→ EXERCISE REQUIREMENTS
Retype every line from the start of the data down to and including the line with "plt.rcParams['mathtext.it'] = 'Liberation". Skip the pictures.

----- DATASET EXTRACT

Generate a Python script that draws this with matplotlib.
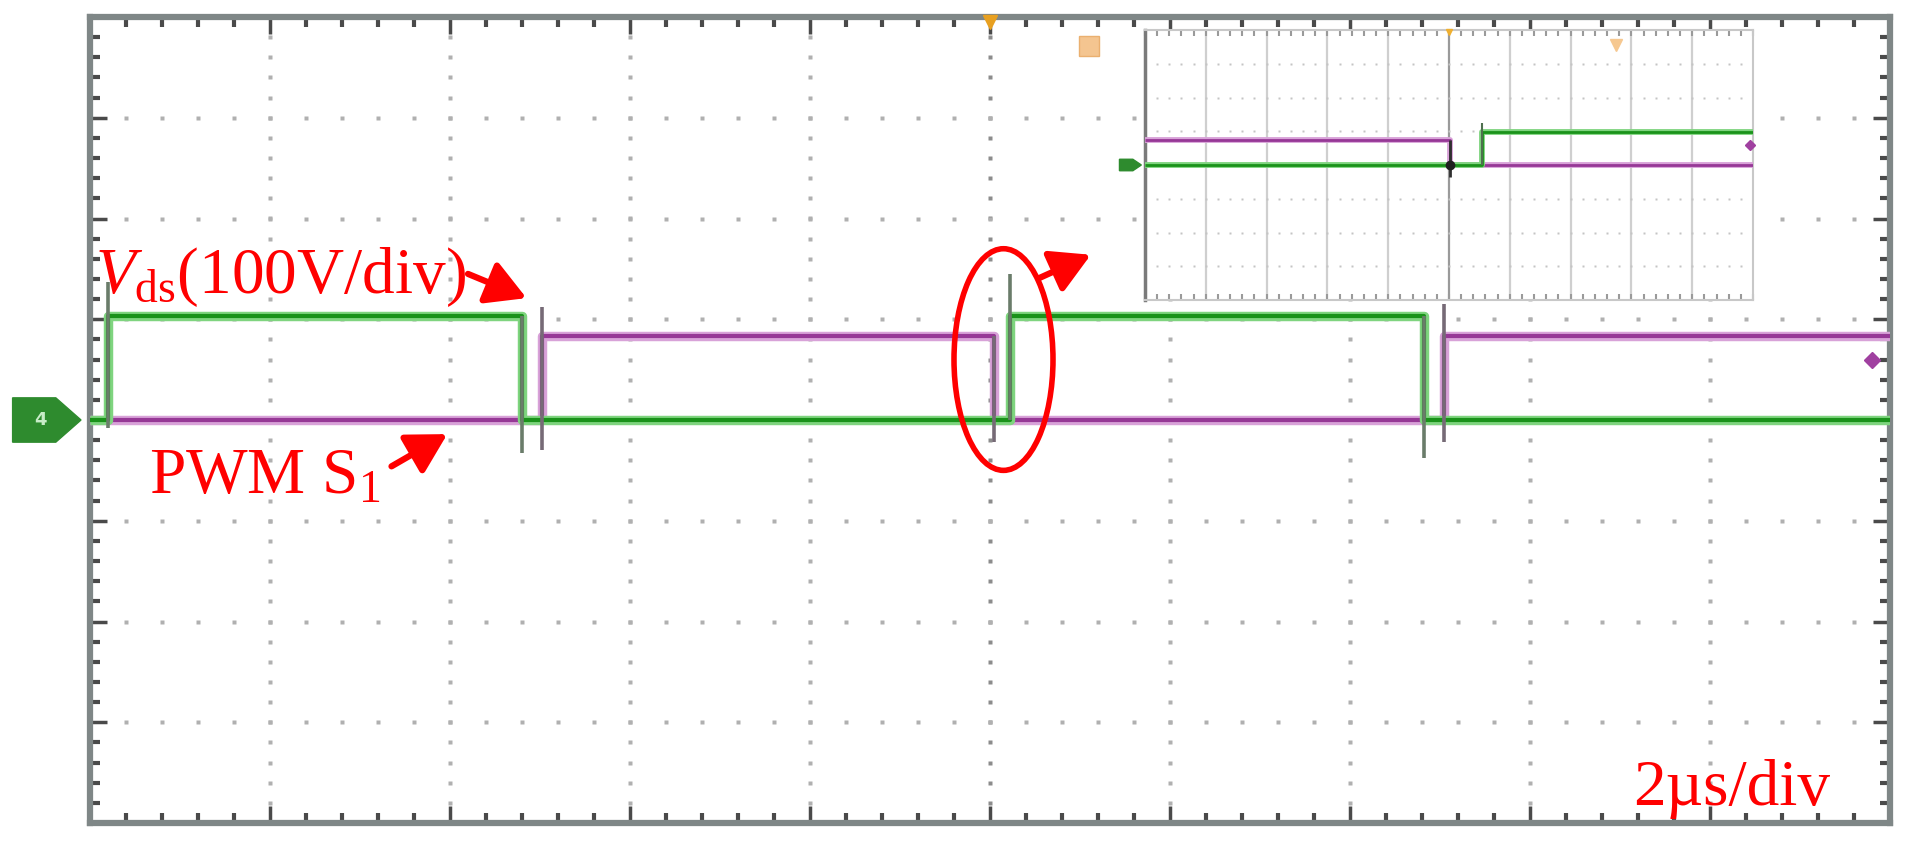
import matplotlib.pyplot as plt
import numpy as np
from matplotlib.patches import Ellipse, Polygon, FancyArrowPatch

plt.rcParams['font.family'] = ['Liberation Serif', 'DejaVu Serif']
plt.rcParams['mathtext.fontset'] = 'custom'
plt.rcParams['mathtext.rm'] = 'Liberation Serif'
plt.rcParams['mathtext.it'] = 'Liberation Serif:italic'

# %% data: time in µs (2 µs/div), amplitude in divisions
t_start, t_end = 0.0, 20.0
vds_edges = [0.2, 4.8, 10.22, 14.82]
vds_levels = [0.0, 1.03, 0.0, 1.03, 0.0]
pwm_edges = [5.02, 10.04, 15.04]
pwm_levels = [0.0, 0.83, 0.0, 0.83]

# ringing at the switching edges (time, top, bottom)
vds_spike_t = [0.2, 4.8, 10.22, 14.82]
vds_spike_top = [1.37, 1.03, 1.45, 1.03]
vds_spike_bot = [-0.08, -0.33, 0.0, -0.38]
pwm_spike_t = [5.02, 10.04, 15.04]
pwm_spike_top = [1.12, 0.83, 1.15]
pwm_spike_bot = [-0.30, -0.22, -0.22]

# zoomed view (inset), in divisions
zoom_vds_edges = [5.54]
zoom_vds_levels = [0.0, 0.98]
zoom_vds_spike = (5.54, 1.24, 0.0)
zoom_pwm_edges = [5.02]
zoom_pwm_levels = [0.74, 0.0]
zoom_pwm_spike = (5.02, 0.74, -0.35)

green = '#1a921a'
green_halo = '#7fd47f'
purple = '#963896'
purple_halo = '#d8a2d8'
grid_col = '#b0b0b0'


def step_trace(ax, edges, levels, t0, t1, core, halo, lw=3.0, hw=6.8, z=3):
    t = [t0] + list(edges) + [t1]
    v = list(levels) + [levels[-1]]
    ax.step(t, v, where='post', color=halo, lw=hw, zorder=z, solid_capstyle='butt')
    ax.step(t, v, where='post', color=core, lw=lw, zorder=z + 0.1, solid_capstyle='butt')


def dotted_grid(ax, xdiv, ydiv, xstep, ystep, ms=2.6, col=grid_col):
    # scope style graticule: dots at the minor positions along each major line
    x0, x1 = ax.get_xlim()
    y0, y1 = ax.get_ylim()
    yy = np.arange(y0, y1 + 1e-9, ystep / 5)
    xx = np.arange(x0, x1 + 1e-9, xstep / 5)
    for k in range(1, xdiv):
        xv = x0 + k * xstep
        c = '#8c8c8c' if k == xdiv // 2 else col
        ax.plot(np.full_like(yy, xv), yy, 's', ms=ms, color=c, mec='none', zorder=1)
    for j in range(1, ydiv):
        yv = y0 + j * ystep
        ax.plot(xx, np.full_like(xx, yv), 's', ms=ms, color=col, mec='none', zorder=1)


fig = plt.figure(figsize=(19.08, 8.48), dpi=100)

# %% main screen
ax = fig.add_axes([90 / 1908, 25 / 848, 1800 / 1908, 806 / 848])
ax.set_xlim(t_start, t_end)
ax.set_ylim(-4, 4)
dotted_grid(ax, 10, 8, 2.0, 1.0)

for sp in ax.spines.values():
    sp.set_color('#7f8787')
    sp.set_linewidth(4.5)
ax.set_xticks(np.arange(0, 20.1, 2.0))
ax.set_yticks(np.arange(-4, 4.1, 1.0))
ax.set_xticks(np.arange(0, 20.1, 0.4), minor=True)
ax.set_yticks(np.arange(-4, 4.1, 0.2), minor=True)
ax.tick_params(which='both', direction='in', top=True, right=True,
               labelbottom=False, labelleft=False, color='#4a4a4a')
ax.tick_params(which='major', length=12, width=2.5)
ax.tick_params(which='minor', length=7, width=3)

step_trace(ax, pwm_edges, pwm_levels, t_start, t_end, purple, purple_halo)
step_trace(ax, vds_edges, vds_levels, t_start, t_end, green, green_halo, z=4)
ax.vlines(vds_spike_t, vds_spike_bot, vds_spike_top, color='#6a7c6a', lw=2.6, zorder=6)
ax.vlines(pwm_spike_t, pwm_spike_bot, pwm_spike_top, color='#766a76', lw=2.6, zorder=6)

# channel / trigger markers
ax.add_patch(Polygon([(-0.86, -0.22), (-0.38, -0.22), (-0.1, 0), (-0.38, 0.22), (-0.86, 0.22)],
                     closed=True, fc='#2e8b2e', ec='#2e8b2e', clip_on=False, zorder=7))
ax.text(-0.55, 0, '4', color='#c8ecc8', fontsize=13, fontweight='bold',
        family='DejaVu Sans', ha='center', va='center', clip_on=False, zorder=8)
ax.plot([19.8], [0.6], 'D', ms=8, color='#a040a0', zorder=7, clip_on=False)
ax.plot([10.0], [3.95], 'v', ms=10, color='#e8a020', zorder=7, clip_on=False)
ax.plot([11.1], [3.71], 's', ms=15, color='#f4c590', mec='#eab070', zorder=7)

# annotations
red = '#ff0000'
ax.text(0.06, 1.26, r'$V_{\rm ds}$(100V/div)', color=red, fontsize=47, va='baseline', zorder=9)
ax.text(0.66, -0.72, r'PWM S$_{\rm 1}$', color=red, fontsize=47, va='baseline', zorder=9)
ax.text(17.15, -3.82, '2µs/div', color=red, fontsize=47, va='baseline', zorder=9)
for (x0, y0), (x1, y1) in [((4.2, 1.45), (4.85, 1.21)),
                           ((3.35, -0.46), (3.97, -0.14)),
                           ((10.55, 1.41), (11.12, 1.64))]:
    ax.add_patch(FancyArrowPatch((x0, y0), (x1, y1), arrowstyle='-|>,head_length=0.8,head_width=0.45',
                                 mutation_scale=30, lw=4.5, color=red, zorder=9,
                                 shrinkA=0, shrinkB=0))
ax.add_patch(Ellipse((10.15, 0.6), 1.1, 2.2, fill=False, ec=red, lw=4, zorder=9))

# %% zoomed inset
axi = fig.add_axes([1145 / 1908, (848 - 300) / 848, 608 / 1908, 270 / 848])
axi.set_xlim(0, 10)
axi.set_ylim(-4, 4)
axi.set_zorder(5)
axi.set_facecolor('white')
for k in range(1, 10):
    axi.axvline(k, color='#cfcfcf' if k != 5 else '#9a9a9a', lw=1.6, zorder=1)
xx = np.arange(0, 10.01, 0.2)
for j in range(-3, 4):
    axi.plot(xx, np.full_like(xx, j), 's', ms=1.6, color='#c4c4c4', mec='none', zorder=1)
for sp in axi.spines.values():
    sp.set_color('#c8c8c8')
    sp.set_linewidth(1.5)
axi.spines['left'].set_color('#7a7a7a')
axi.spines['left'].set_linewidth(2.5)
axi.set_xticks(np.arange(0, 10.01, 0.2))
axi.set_yticks([])
axi.tick_params(direction='in', top=True, labelbottom=False, length=4, width=1.5, color='#9a9a9a')

step_trace(axi, zoom_pwm_edges, zoom_pwm_levels, 0, 10, purple, purple_halo, lw=2.0, hw=4.2)
step_trace(axi, zoom_vds_edges, zoom_vds_levels, 0, 10, green, green_halo, lw=2.0, hw=4.2, z=4)
axi.vlines([zoom_vds_spike[0]], zoom_vds_spike[2], zoom_vds_spike[1], color='#4f704f', lw=1.5, zorder=6)
axi.vlines([zoom_pwm_spike[0]], zoom_pwm_spike[2], zoom_pwm_spike[1], color='#303030', lw=2, zorder=6)
axi.plot([5.02], [0.0], 'o', ms=6, color='#202020', zorder=7)
axi.add_patch(Polygon([(-0.42, -0.17), (-0.2, -0.17), (-0.06, 0), (-0.2, 0.17), (-0.42, 0.17)],
                      closed=True, fc='#2e8b2e', ec='#2e8b2e', clip_on=False, zorder=7))
axi.plot([9.95], [0.6], 'D', ms=5, color='#a040a0', zorder=7, clip_on=False)
axi.plot([5.0], [3.95], 'v', ms=5, color='#f0b030', zorder=7, clip_on=False)
axi.plot([7.75], [3.55], 'v', ms=8, color='#f6c890', zorder=7)

plt.savefig('out.png', dpi=100)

----------

→ SOLVED EXERCISE
Generate a Python script that draws this with matplotlib.
import matplotlib.pyplot as plt
import numpy as np
from matplotlib.patches import Ellipse, Polygon, FancyArrowPatch

plt.rcParams['font.family'] = ['Liberation Serif', 'DejaVu Serif']
plt.rcParams['mathtext.fontset'] = 'custom'
plt.rcParams['mathtext.rm'] = 'Liberation Serif'
plt.rcParams['mathtext.it'] = 'Liberation Serif:italic'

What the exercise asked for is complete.